= Evans County Heart Study =

Long-term cardiovascular study

The Evans County Heart Study was a long-term cardiovascular study on residents of Evans County, Georgia. The study, which was funded by the National Institute of Health, began in July, 1958, and was last updated as recent as May 2016. It resulted in more than 560 published papers that ultimately showed the importance of HDL cholesterol. The study was conducted by Dr. Curtis Gordon Hames, a family doctor from Claxton, Georgia. The study took place in Evans Country because the area had a high death count due to heart complications, such as heart disease and other cardiovascular diseases. The studies showed that there was a significant abundance of heart conditions within a variety of ethnicities. People as young as fourteen and as old as seventy-four participated in the tests, and were divided into different age groups; however only males were eligible for the study. Anyone as old as one-hundred years old could be eligible, and any younger.

== Background ==
The study involved 6,596 people from Evans County and 3,921 people from Bulloch County. The study population from Evans county consisted of African-American and Caucasian males, ages 40–74, along with a 15-39 year old group that were involved in other studies. Then, the people were divided up into 10 random, equal in size, random samples. Also, a 50% random sample of the 15-39 year old group was taken by including people from the first five samples solely. By comprising this type of sampling, secular trends in disease patterns, along with possible aging of laboratory reagents were randomized.

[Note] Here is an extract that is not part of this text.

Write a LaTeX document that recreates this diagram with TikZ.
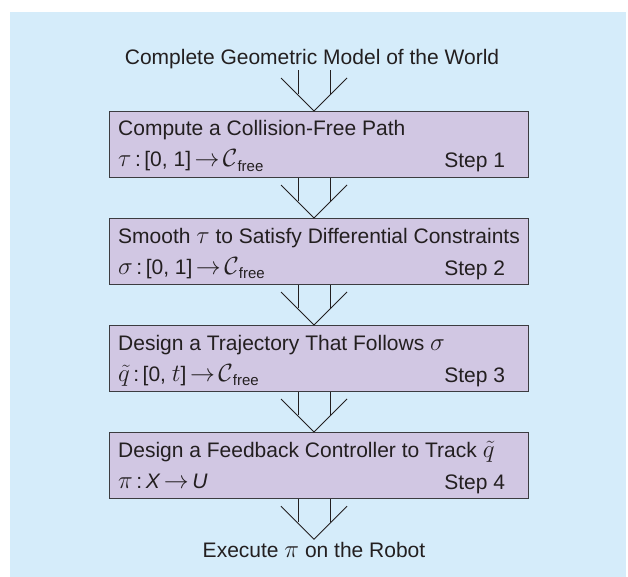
\documentclass[tikz,border=0pt]{standalone}
\usepackage{fontspec}
\setmainfont{Liberation Sans}
\usepackage{amsmath}
\usetikzlibrary{calc}
\definecolor{bgblue}{RGB}{213,236,250}
\definecolor{boxfill}{RGB}{209,199,227}
\definecolor{edgec}{RGB}{60,60,64}
\definecolor{textc}{RGB}{35,31,32}
\newcommand{\bm}[1]{{\fontsize{24}{28}\selectfont$#1$}}
\newcommand{\cfree}{\bm{\mathcal{C}}\raisebox{-4.5pt}{\fontsize{15}{15}\selectfont free}}
\begin{document}
\begin{tikzpicture}[x=1pt,y=-1pt,
  stepbox/.style={draw=edgec, line width=1.2pt, fill=boxfill, minimum width=419pt, minimum height=66pt, anchor=north west, inner sep=0pt},
  txt/.style={font=\fontsize{21}{25}\selectfont, text=textc, inner sep=0pt},
  forkline/.style={draw=textc, line width=0.9pt}]
\useasboundingbox (0,0) rectangle (628,577);
\fill[bgblue] (10,12) rectangle (626,577);

\node[txt, anchor=base] (title) at (312,65) {Complete Geometric Model of the World};

\node[stepbox] (b1) at (109,111) {};
\node[stepbox] (b2) at (109,218) {};
\node[stepbox] (b3) at (109,325) {};
\node[stepbox] (b4) at (109,432) {};

\node[txt, anchor=base west] (b1a) at ($(b1.north west)+(9,25)$) {Compute a Collision-Free Path};
\node[txt, anchor=base west] (b1b) at ($(b1.north west)+(9,56)$) {\bm{\tau}\,:\,[0, 1]\,\bm{\rightarrow}\,\cfree};
\node[txt, anchor=base east] (b1s) at ($(b1.north east)+(-24,57)$) {Step 1};

\node[txt, anchor=base west] (b2a) at ($(b2.north west)+(9,25)$) {Smooth \bm{\tau} to Satisfy Differential Constraints};
\node[txt, anchor=base west] (b2b) at ($(b2.north west)+(9,56)$) {\bm{\sigma}\,:\,[0, 1]\,\bm{\rightarrow}\,\cfree};
\node[txt, anchor=base east] (b2s) at ($(b2.north east)+(-24,57)$) {Step 2};

\node[txt, anchor=base west] (b3a) at ($(b3.north west)+(9,25)$) {Design a Trajectory That Follows \bm{\sigma}};
\node[txt, anchor=base west] (b3b) at ($(b3.north west)+(9,56)$) {\bm{\tilde{q}}\,:\,[0, \bm{t}]\,\bm{\rightarrow}\,\cfree};
\node[txt, anchor=base east] (b3s) at ($(b3.north east)+(-24,57)$) {Step 3};

\node[txt, anchor=base west] (b4a) at ($(b4.north west)+(9,25)$) {Design a Feedback Controller to Track \bm{\tilde{q}}};
\node[txt, anchor=base west] (b4b) at ($(b4.north west)+(9,56)$) {\bm{\pi}\,:\,\textit{X}\,\bm{\rightarrow}\,\textit{U}};
\node[txt, anchor=base east] (b4s) at ($(b4.north east)+(-24,57)$) {Step 4};

\node[txt, anchor=base] (exec) at (314,557) {Execute \bm{\pi} on the Robot};

% forks
\coordinate (t1) at ($(b1.north west)+(205,0)$);
\coordinate (t2) at ($(b2.north west)+(205,0)$);
\coordinate (t3) at ($(b3.north west)+(205,0)$);
\coordinate (t4) at ($(b4.north west)+(205,0)$);
\coordinate (t5) at ($(b4.south west)+(205,40)$);

\foreach \t/\s in {t1/title, t2/b1, t3/b2, t4/b3, t5/b4}{
  \draw[forkline] ($(\t)+(-33,-33)$) -- (\t) -- ($(\t)+(33,-33)$);
  \draw[forkline] ($(\t)+(-16,-17)$) coordinate (l) -- (l |- \s.south);
  \draw[forkline] ($(\t)+(16,-17)$) coordinate (r) -- (r |- \s.south);
}
\end{tikzpicture}
\end{document}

The study was done in Evans County, Georgia. Evans County is located in the southeastern portion of the United States. It is situated on the coastal plain estimating around 60 miles inland from the seaport of Savannah, GA. Around half of the population lives on farms while the other half lives in meager little villages. An example is Claxton. Claxton is a town that has a population of 2,000, about 40 percent of which is black. The white population of Evans County was large enough to provide an adequate number for the study, but the black population was considered too small and some blacks from the Bulloch county were incorporated into this study.

== Goals and Methods ==
The study can be categorized as a cohort study due to the longevity of the research and its focus on the residents of Evans County, Georgia. It was the leader in the field of epidemiology to analyze effects and differences of coronary heart disease on race. The study aimed to determine how cardiovascular disease affected different races among a specific population. To determine the population size, a specific census was conducted in the county for the study during the first two months of 1960, recording 6,596 persons. From there, the study population included a total of 3,377 residents within Evans County. These residents included a group of randomly selected blacks and whites age 40-74 and an additional group of blacks were selected from Bulloch sub-County. A group of 15-39 year old residents were also selected into this group mainly to participate in other experiments as well. The study population was subsequently randomly divided into 10 groups.

The examination process consisted of two cardiovascular tests including "history and physical, blood pressure determination, standard electrocardiogram and chest X-ray, and cholesterol determination." Ninety-two percent of the study population responded with an examination process. Therefore, data from 3,102 residents was obtained through the process.

Using a prospective cohort model, the investigators sought to examine the entire population of the county aged over 40 years and half the population aged between 15 and 39 years. They ultimately achieved a 92% response rate for a total study population of 3,102 residents. From 1960 to 1962, each participant was given an initial examination in which serum cholesterol, blood pressure, weight, height and the participant's responses to a number of health behavior and medical history questions. A follow-up consisting of a similar battery of tests was completed from 1967 to 1969. For 90.9% of the study population, a physical similar to the preliminary one was completed. For another 7.9%, health status was ascertained by a phone survey of either subject or a family member. The total rate of follow-up was 98.8%. Factors assessed at the time of follow-up were systolic and diastolic blood pressure, serum cholesterol level, cigarette smoking, body weight, hematocrit value, ECG abnormalities and diet. Socioeconomic status was also assessed for whites, but not for blacks, as little variability was found in this factor among black subjects.

== Results/Conclusions ==
A central finding of the study was that, across race and social class differences, factors associated with increased risk of coronary heart disease (CHD) did so equally for blacks and whites whether the risk factors were considered singly or in combination. CHD incidence remained markedly higher for white Evans County residents. The only social grouping of white residents that had equally low incidence of CHD was white sharecroppers, which was attributed to higher rates of physical activity among sharecroppers when compared to whites of higher socioeconomic status.

A strength of the study was the high response rate of the population in its entirety, one of only two of its kind to successfully examine an entire community. The publication of the initial study results did not include statistical analysis. Hames attributes his decision to avoid statistical analysis to the unique design of the study. He wrote, “…it certainly is not clear to us [the investigators] what differences such tests could make in our interpretations in the context of this study… the population over 40 does not constitute a sample of some universe. They are a universe.”